Charity Miles turns your workout into a charitable donation

This free app for Android and iOS lets you earn money for worthy causes when you walk, bike, or run.

Pick a charity, then start walking, running, or biking. When you're done, you'll have the satisfaction of knowing you made two contributions (one to yourself, one to a worthy cause).
Pick a charity, then start walking, running, or biking. When you're done, you'll have the satisfaction of knowing you made two contributions: one to yourself, one to a worthy cause. Screenshot by Rick Broida/CNET

Need some extra motivation to get off the couch and lace up the ol' running shoes? If losing weight and improving your health won't do the trick, how about helping those in need?

Charity Miles is a free app (Android|iOS) that donates money to charity based on your physical activity: walking, biking, or running. In other words, instead of merely exercising for yourself, now you're exercising for others.

The app is a basic distance monitor that relies on your phone's GPS to track your mileage.
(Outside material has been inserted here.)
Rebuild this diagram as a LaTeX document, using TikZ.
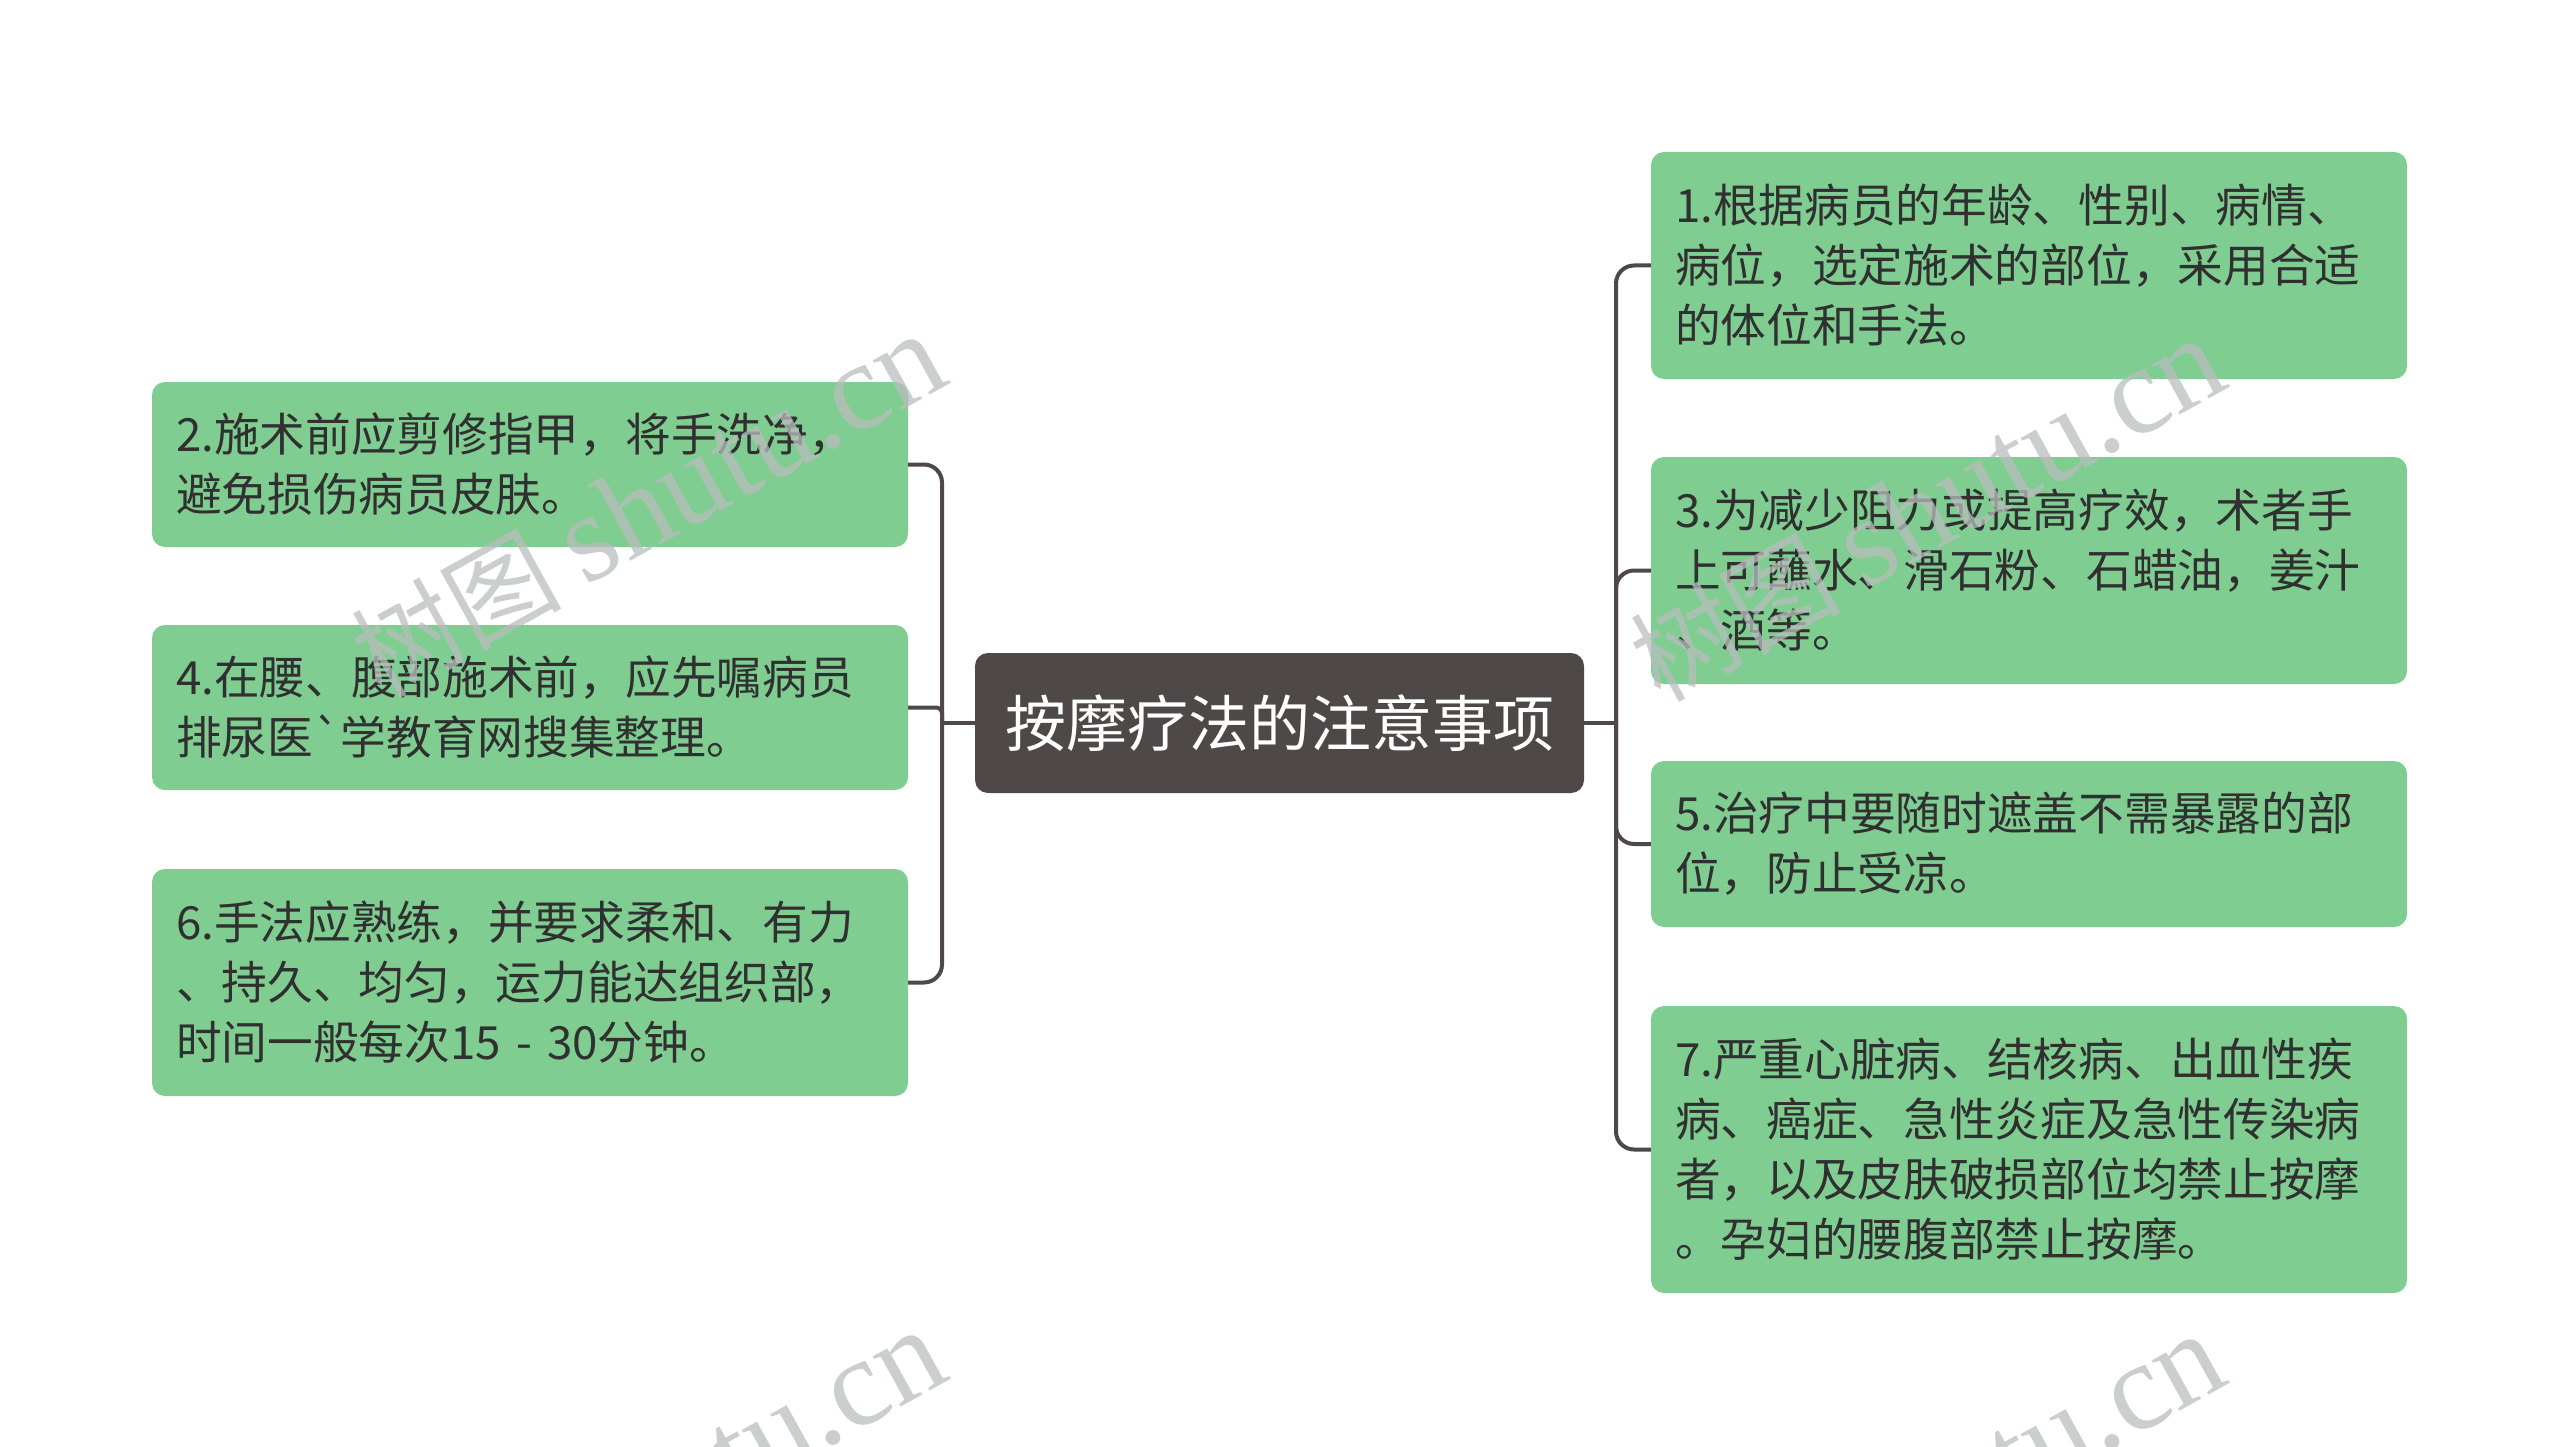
\documentclass[tikz,border=0pt]{standalone}
\usepackage{fontspec}
\setmainfont{Noto Sans CJK SC}[Ligatures=TeXOff]
\newfontfamily\wmserif{Liberation Serif}
\definecolor{leafgreen}{RGB}{127,205,145}
\definecolor{rootfill}{RGB}{78,72,72}
\definecolor{txt}{RGB}{48,48,48}
\definecolor{linec}{RGB}{78,72,72}
\definecolor{wmgray}{RGB}{185,190,190}
\tikzset{
  leaf/.style={fill=leafgreen, rounded corners=13pt, text width=708pt, inner xsep=24pt,
    inner ysep=0pt, align=left, font=\fontsize{45.7}{60}\selectfont, text=txt, anchor=center},
  root/.style={fill=rootfill, rounded corners=13pt, minimum width=609pt, minimum height=140pt,
    inner sep=0pt, font=\fontsize{61}{61}\selectfont, text=white, anchor=center},
  conn/.style={draw=linec, line width=4pt, rounded corners=18pt},
  wm/.style={rotate=29, text=wmgray, text opacity=0.75, inner sep=0pt, anchor=center}
}
\begin{document}
\begin{tikzpicture}[x=1pt,y=-1pt]
\useasboundingbox[fill=white] (0,0) rectangle (2560,1447);
% root
\node[root] (c) at (1279.5,723) {按摩疗法的注意事项};
% left
\node[leaf, minimum height=165pt] (b2) at (530,464.5) {2.施术前应剪修指甲，将手洗净，\\避免损伤病员皮肤。};
\node[leaf, minimum height=165pt] (b4) at (530,707.5) {4.在腰、腹部施术前，应先嘱病员\\排尿医`学教育网搜集整理。};
\node[leaf, minimum height=227pt] (b6) at (530,982.5) {6.手法应熟练，并要求柔和、有力\\、持久、均匀，运力能达组织部，\\时间一般每次15 - 30分钟。};
% right
\node[leaf, minimum height=227pt] (b1) at (2029,265.5) {1.根据病员的年龄、性别、病情、\\病位，选定施术的部位，采用合适\\的体位和手法。};
\node[leaf, minimum height=227pt] (b3) at (2029,570.5) {3.为减少阻力或提高疗效，术者手\\上可蘸水、滑石粉、石蜡油，姜汁\\、酒等。};
\node[leaf, minimum height=166pt] (b5) at (2029,844) {5.治疗中要随时遮盖不需暴露的部\\位，防止受凉。};
\node[leaf, minimum height=287pt] (b7) at (2029,1149.5) {7.严重心脏病、结核病、出血性疾\\病、癌症、急性炎症及急性传染病\\者，以及皮肤破损部位均禁止按摩\\。孕妇的腰腹部禁止按摩。};
% connectors
\coordinate (lj) at (942,723);
\coordinate (rj) at (1616,723);
\draw[conn] (c.west) -- (lj);
\draw[conn] (c.east) -- (rj);
\draw[conn] (lj) |- (b2.east);
\draw[conn] (lj) |- (b6.east);
\draw[conn, rounded corners=6pt] (lj) |- (b4.east);
\draw[conn] (rj) |- (b1.west);
\draw[conn] (rj) |- (b3.west);
\draw[conn] (rj) |- (b5.west);
\draw[conn] (rj) |- (b7.west);
% watermarks
\node[wm] (w1) at (648,506) {\fontsize{105}{105}\selectfont 树图 {\wmserif\fontsize{125}{125}\selectfont shutu.cn}};
\node[wm] (w2) at (1927,510) {\fontsize{105}{105}\selectfont 树图 {\wmserif\fontsize{125}{125}\selectfont shutu.cn}};
\node[wm] (w3) at (648,1502) {\fontsize{105}{105}\selectfont 树图 {\wmserif\fontsize{125}{125}\selectfont shutu.cn}};
\node[wm] (w4) at (1927,1506) {\fontsize{105}{105}\selectfont 树图 {\wmserif\fontsize{125}{125}\selectfont shutu.cn}};
\end{tikzpicture}
\end{document}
You simply choose from the three possible activities, then swipe to select from a variety of very worthy causes: Autism Speaks, Feeding America, The Michael J. Fox Foundation, Stand Up to Cancer, and so on.
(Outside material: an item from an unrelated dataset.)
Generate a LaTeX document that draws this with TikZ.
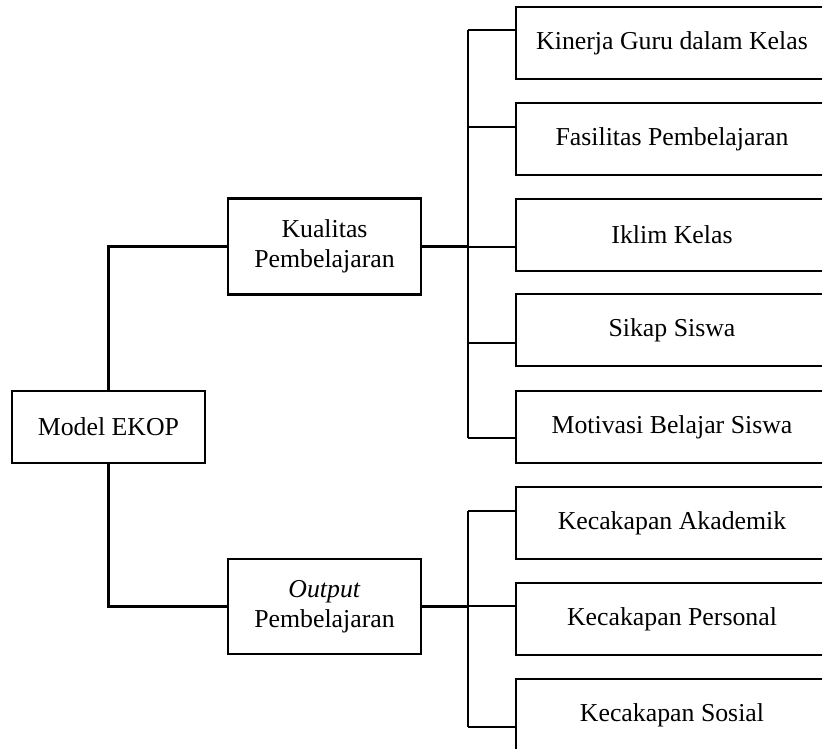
\documentclass[tikz,border=0pt]{standalone}
\usepackage{fontspec}
\setmainfont{Liberation Serif}
\begin{document}
\begin{tikzpicture}[x=1pt,y=-1pt,
  box/.style={draw,line width=2.2pt,inner sep=0pt,align=center,font=\fontsize{25.8}{30}\selectfont},
  leaf/.style={box,minimum width=312pt,minimum height=72pt},
  mid/.style={box,minimum width=193pt,minimum height=96pt},
  conn/.style={line width=2.2pt}]
\useasboundingbox (0,0) rectangle (822,749);
\clip (0,0) rectangle (822,749);
% main nodes
\node[box,minimum width=193pt,minimum height=72pt] (ekop) at (108.5,427) {Model EKOP};
\node[mid] (kual) at (324.5,246.5) {Kualitas\\Pembelajaran};
\node[mid,minimum height=95pt] (out) at (324.5,606.5) {\textit{Output}\\Pembelajaran};
% leaves
\node[leaf] (l1) at (672,43) {Kinerja Guru dalam Kelas};
\node[leaf] (l2) at (672,139) {Fasilitas Pembelajaran};
\node[leaf] (l3) at (672,235) {Iklim Kelas};
\node[leaf] (l4) at (672,330) {Sikap Siswa};
\node[leaf] (l5) at (672,427) {Motivasi Belajar Siswa};
\node[leaf] (l6) at (672,523) {Kecakapan Akademik};
\node[leaf] (l7) at (672,619) {Kecakapan Personal};
\node[leaf] (l8) at (672,715) {Kecakapan Sosial};
% trunk coordinates
\coordinate (t1) at (468,30);
\coordinate (t2) at (468,127);
\coordinate (t3) at (468,247);
\coordinate (t4) at (468,343);
\coordinate (t5) at (468,438);
\coordinate (t6) at (468,511);
\coordinate (t7) at (468,606);
\coordinate (t8) at (468,727);
% connectors
\draw[conn] (ekop.north) |- (kual.west);
\draw[conn] (ekop.south) |- (out.west);
\draw[conn] (kual.east) -- (kual.east -| t3);
\draw[conn] (out.east) -- (out.east -| t7);
\draw[conn] (t1) -- (t5);
\draw[conn] (t6) -- (t8);
\foreach \i in {1,...,8} {\draw[conn] (t\i) -- (t\i -| l\i.west);}
\end{tikzpicture}
\end{document}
Charity Miles is funded by various corporate partners who, together, have pooled $1 million. Your goal: get moving to help drain that entire pool (in the direction of charities, that is).

What's nice is that you can run the app even when you're not expressly exercising, like when you hoof it from work to the train station, take the dog out for a stroll, or even just enjoy a leisurely bike ride. The only goal here is distance; the more you log, the more gets donated. (Bikers earn 10 cents per mile; walkers and runners, 25 cents.) Alas, it lacks support for treadmills and other stationary exercisers. If you want to contribute, you'll have to log actual miles.

I tested the iOS version of the app, which has no built-in music controls or any other RunKeeper -style features, though you can certainly listen to music while using it. Although the tracking seemed to work well enough, I couldn't get it to share my results on Facebook. Hopefully the developers will iron out this bug, as half the goal here would seem to be spreading the word about the app.

As CNET's Danny Sullivan recently discovered, the whole "quantified self" thing doesn't always work as a motivating force. But maybe the motivation you need is helping others. Once you start using Charity Miles, it's awfully hard to stop.